Budhaditya Chattopadhyay: Landscape in Metamorphoses
Gruenrekorder

Feu Follet: Paradis Paysan
Gruenrekorder

Say the word “Gruenrekorder” and field recordings come to mind. In that regard, Budhaditya Chattopadhyay's Landscape in Metamorphoses—in essence, field recordings of India—is perfectly in keeping with the label's reputation. Paradis Paysan, on the other hand, a recording by Tobias Fischer under the Feu Follet guise, surprises by being less a pure field outing and instead more of an ambient work.

The Landscape in Metamorphoses title is pointedly chosen, as Chattopadhyay's twenty-six-minute “phonographic” documentary was recorded in early 2007at Tumbani, a landscape undergoing transformation from a green pasture into an industrial belt along the Bengal-Bihar border. The area undergoing change was inhabited by a tribal population whose long-standing natural lifestyle (land cultivation, hunting) found itself subjected to rapid industrial change when the locale's stone resources were discovered and then used to establish cement and concrete industries. Consequently, the rich tapestry of village life heard at the beginning—voices of adults and children, the caw of roosters and snort of pigs—is slowly supplanted by an impersonal industrial ambiance—sounds of building and hammering and rapidly churning machinery—that reduces the bustle of the original community life to a mere memory. During the closing minutes, the community's multitude of voices and chanting returns, indicative perhaps of a community spirit that can't be obliterated by industrial “progress.” In this case, Chattopadhyay's work distinguishes itself from an hypothetically “pure” field recording by its strongly delineated narrative trajectory.

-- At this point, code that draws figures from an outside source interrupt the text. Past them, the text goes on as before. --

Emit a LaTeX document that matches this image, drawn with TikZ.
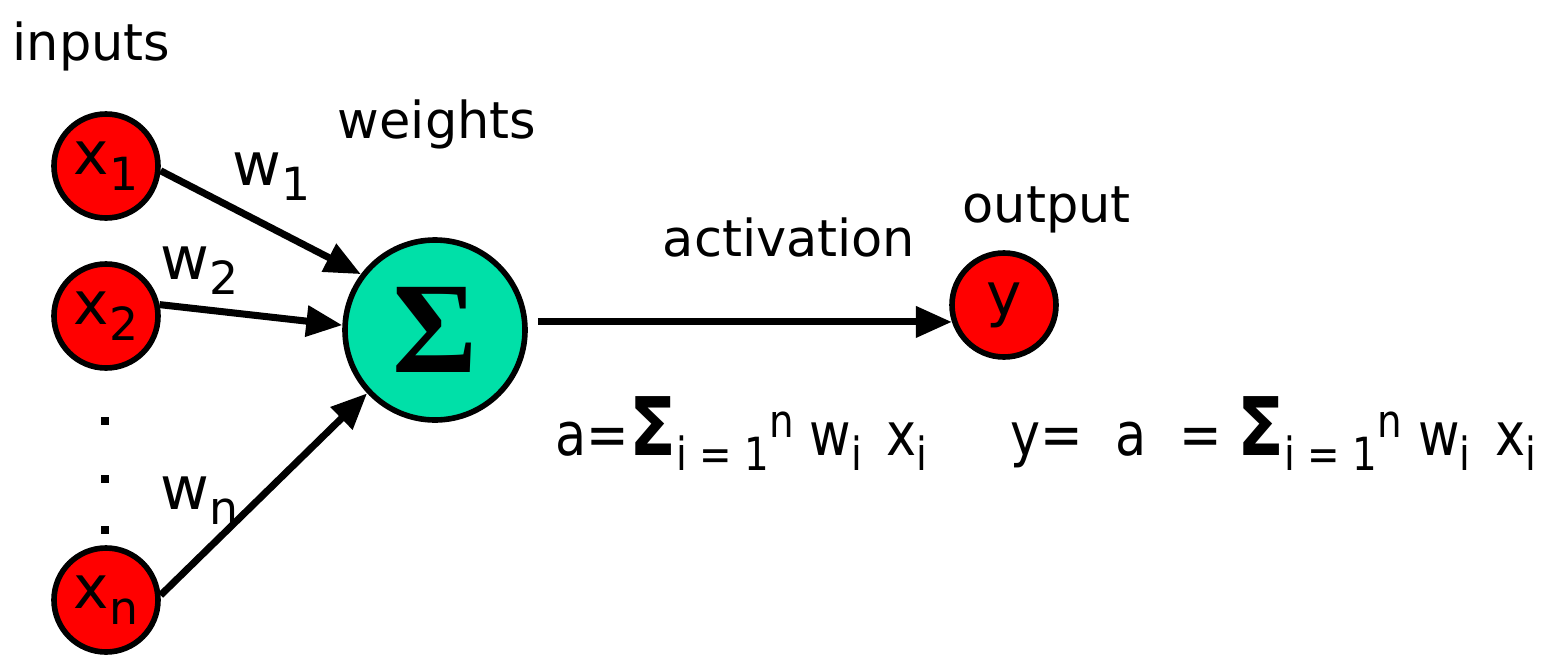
\documentclass[tikz,border=0pt]{standalone}
\usepackage{fontspec}
\setmainfont{DejaVu Sans}
\newfontfamily\sigfont{Liberation Serif}
\usetikzlibrary{arrows.meta}
\definecolor{neured}{RGB}{255,0,0}
\definecolor{sumgreen}{RGB}{0,224,168}
\newcommand{\dn}[1]{\raisebox{-4.5pt}{\fontsize{13}{13}\selectfont #1}}
\newcommand{\upr}[1]{\raisebox{5pt}{\fontsize{13}{13}\selectfont #1}}
\newcommand{\bigsig}{{\fontsize{23}{23}\selectfont\textbf{Σ}}}
\begin{document}
\begin{tikzpicture}[
    neuron/.style={circle, draw, line width=1.6pt, fill=neured, minimum size=1.04cm, inner sep=0pt, font=\fontsize{17}{17}\selectfont},
    sumnode/.style={circle, draw, line width=1.6pt, fill=sumgreen, minimum size=1.8cm, inner sep=0pt},
    lbl/.style={font=\fontsize{14.5}{17}\selectfont, inner sep=0pt},
    wlbl/.style={font=\fontsize{17}{17}\selectfont, inner sep=0pt, anchor=base west},
    formula/.style={font=\fontsize{17}{17}\selectfont, inner sep=0pt, anchor=base west},
    arrow/.style={-{Triangle[length=0.36cm,width=0.3cm]}, line width=2pt},
]
\useasboundingbox (0,0) rectangle (15.51,-6.58);

% neurons
\node[neuron] (x1) at (1.06,-1.66) {x\dn{1}};
\node[neuron] (x2) at (1.06,-3.16) {x\dn{2}};
\node[neuron] (xn) at (1.06,-6.00) {x\dn{n}};
\node[sumnode] (sum) at (4.35,-3.30) {\sigfont\fontsize{37}{37}\selectfont\textbf{Σ}};
\node[neuron] (y) at (10.04,-3.05) {y};

\foreach \py in {4.21,4.79,5.30}
  \fill (1.01,-\py-0.04) rectangle (1.09,-\py+0.04);

% labels
\node[lbl, anchor=base west] (inputs) at (0.12,-0.60) {inputs};
\node[lbl, anchor=base] (weights) at (4.37,-1.38) {weights};
\node[lbl, anchor=base] (act) at (7.89,-2.56) {activation};
\node[lbl, anchor=base west] (out) at (9.62,-2.22) {output};
\node[wlbl] (w1) at (2.32,-1.85) {w\dn{1}};
\node[wlbl] (w2) at (1.60,-2.79) {w\dn{2}};
\node[wlbl] (wn) at (1.60,-5.09) {w\dn{n}};
\node[formula] (fa) at (5.55,-4.55) {\scalebox{0.85}[1]{a=\bigsig\dn{i = 1}\upr{n} w\dn{i}\, x\dn{i}}};
\node[formula] (fy) at (10.10,-4.55) {\scalebox{0.85}[1]{y=\ \ a\ \ = \bigsig\dn{i = 1}\upr{n} w\dn{i}\, x\dn{i}}};

% connections
\draw[arrow] (x1.-5) -- (sum.143);
\draw[arrow] (x2.12) -- (sum.177);
\draw[arrow] (xn.5) -- (sum.223);
\draw[arrow, shorten <=0.1cm] (sum.east |- y.198) -- (y.198);

\end{tikzpicture}
\end{document}
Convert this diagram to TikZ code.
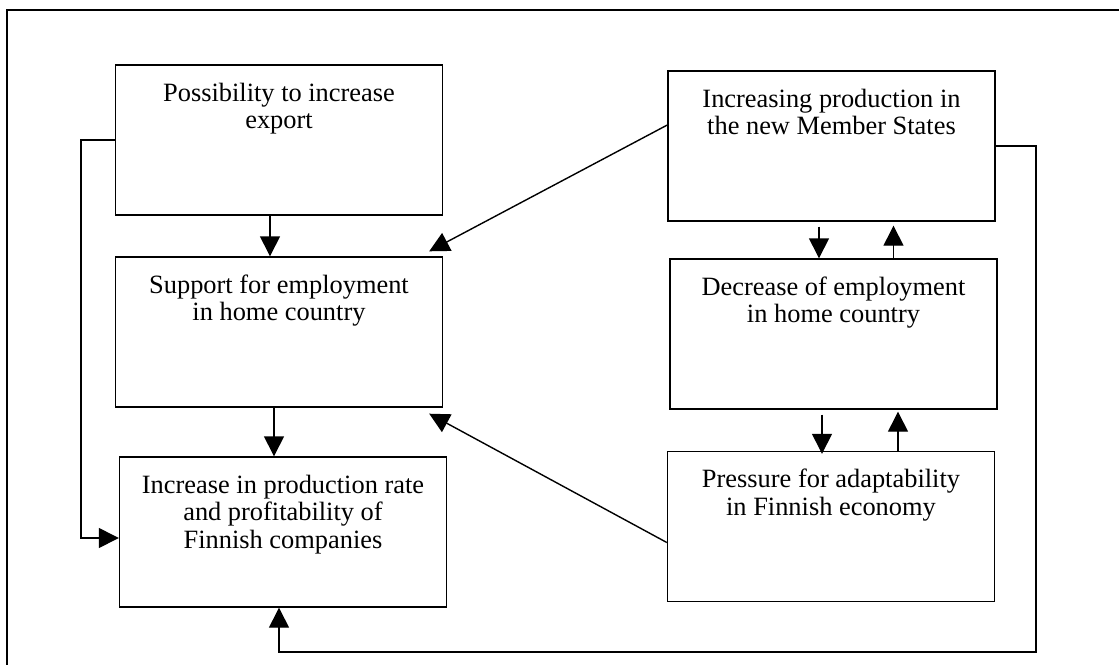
\documentclass[tikz,border=0pt]{standalone}
\usepackage{fontspec}
\setmainfont{Liberation Serif}
\usetikzlibrary{arrows.meta,positioning,calc}

\begin{document}
\begin{tikzpicture}[
    x=0.5pt, y=-0.5pt,
    box/.style={draw, line width=0.7pt, minimum width=163.5pt, minimum height=75pt, inner sep=0pt},
    boxtext/.style={anchor=north, yshift=-9pt, inner sep=0pt, align=center, font=\fontsize{13.2}{13.8}\selectfont},
    arrow/.style={-{Triangle[length=10pt, width=10pt]}, line width=0.7pt},
    frame/.style={line width=0.7pt}
]
    \useasboundingbox (0,0) rectangle (1119,664);
    \draw[frame] (7,680) |- (1130,10);

    % left column
    \node[box, label={[boxtext]north:{Possibility to increase\\export}}] (export) at (279,140) {};
    \node[box, label={[boxtext]north:{Support for employment\\in home country}}] (support) at (279,332) {};
    \node[box, label={[boxtext]north:{Increase in production rate\\and profitability of\\Finnish companies}}] (rate) at (283,532) {};

    % right column
    \node[box, label={[boxtext]north:{Increasing production in\\the new Member States}}] (members) at (831.5,146) {};
    \node[box, label={[boxtext]north:{Decrease of employment\\in home country}}] (decrease) at (833.5,334) {};
    \node[box, label={[boxtext]north:{Pressure for adaptability\\in Finnish economy}}] (pressure) at (831,526.5) {};

    \draw[arrow] ([xshift=-4.5pt]export.south) -- ([xshift=-4.5pt]support.north);
    \draw[arrow] ([xshift=-2.5pt]support.south) -- ([xshift=-4.5pt]rate.north);
    \draw[arrow] (export.west) -- ++(-17pt,0) |- ([yshift=-3pt]rate.west);

    \draw[arrow] ([yshift=10.5pt]members.west) -- ([shift={(-7pt,2.5pt)}]support.north east);
    \draw[arrow] ([yshift=-8pt]pressure.west) -- ([shift={(-7pt,-3pt)}]support.south east);

    \draw[arrow] ([xshift=-6.25pt, yshift=-2.5pt]members.south) -- ([xshift=-7.25pt]decrease.north);
    \draw[arrow] ([xshift=30pt]decrease.north) -- ([xshift=31pt, yshift=-2pt]members.south);
    \draw[arrow] ([xshift=-5.75pt, yshift=-2.5pt]decrease.south) -- ([xshift=-4.5pt, yshift=-1.5pt]pressure.north);
    \draw[arrow] ([xshift=33.5pt]pressure.north) -- ([xshift=32.25pt, yshift=-1pt]decrease.south);

    % feedback loop
    \coordinate (loopcorner) at (1036,652);
    \draw[arrow] (members.east) -| (loopcorner) -| ([xshift=-2pt]rate.south);
\end{tikzpicture}
\end{document}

Fischer's Feu Follet recording lists five track titles on the sleeve but presents itself as a continuous thirty-nine-minute piece. The explanation? Fischer intended Paradis Paysan to be a collection of short, interrelated pieces but when he submitted the promo to Gruenrekorder he inadvertently presented the tracks as one piece—serendipitously it turns out, as the final product is best heard as a single, fluid composition comprised of several scenes, rather than separable and interchangeable units. Conceptually driving the work is Fischer's disenchantment with city centres such as Frankfurt and Berlin and his concomitant attraction to the calm and comfort afforded by visits to the countryside. Not surprisingly, then, the recording migrates from the busy traffic sounds (cars racing past, honking) that initially dominate to a progressively more tranquil and “pure” sound design that's cleansed of its machine-like qualities. As traffic noises slowly recede, the soft synth tones that have also been sounding placidly grow more audible until they're supplanted by the flute-like exhalations of a church organ at the ten-minute mark and then crackling noises (a fireplace perhaps?). The piece subsequently oscillates between the two poles with both industrial rhythms and sparkling tones emerging during the minutes following but, in essence, Paradis Paysan grows ever more delicate as it advances towards its conclusion. Liquid pools of shimmer and spectral flourishes relaxedly intermingle but the most appealing part arrives during the last quarter when the gentle tones of the church organ, slathered in nocturnal forest chatter, return. Fischer's sensitive handling of the piece's contents and his careful execution of its transitions help make this episodic work a captivating travelogue.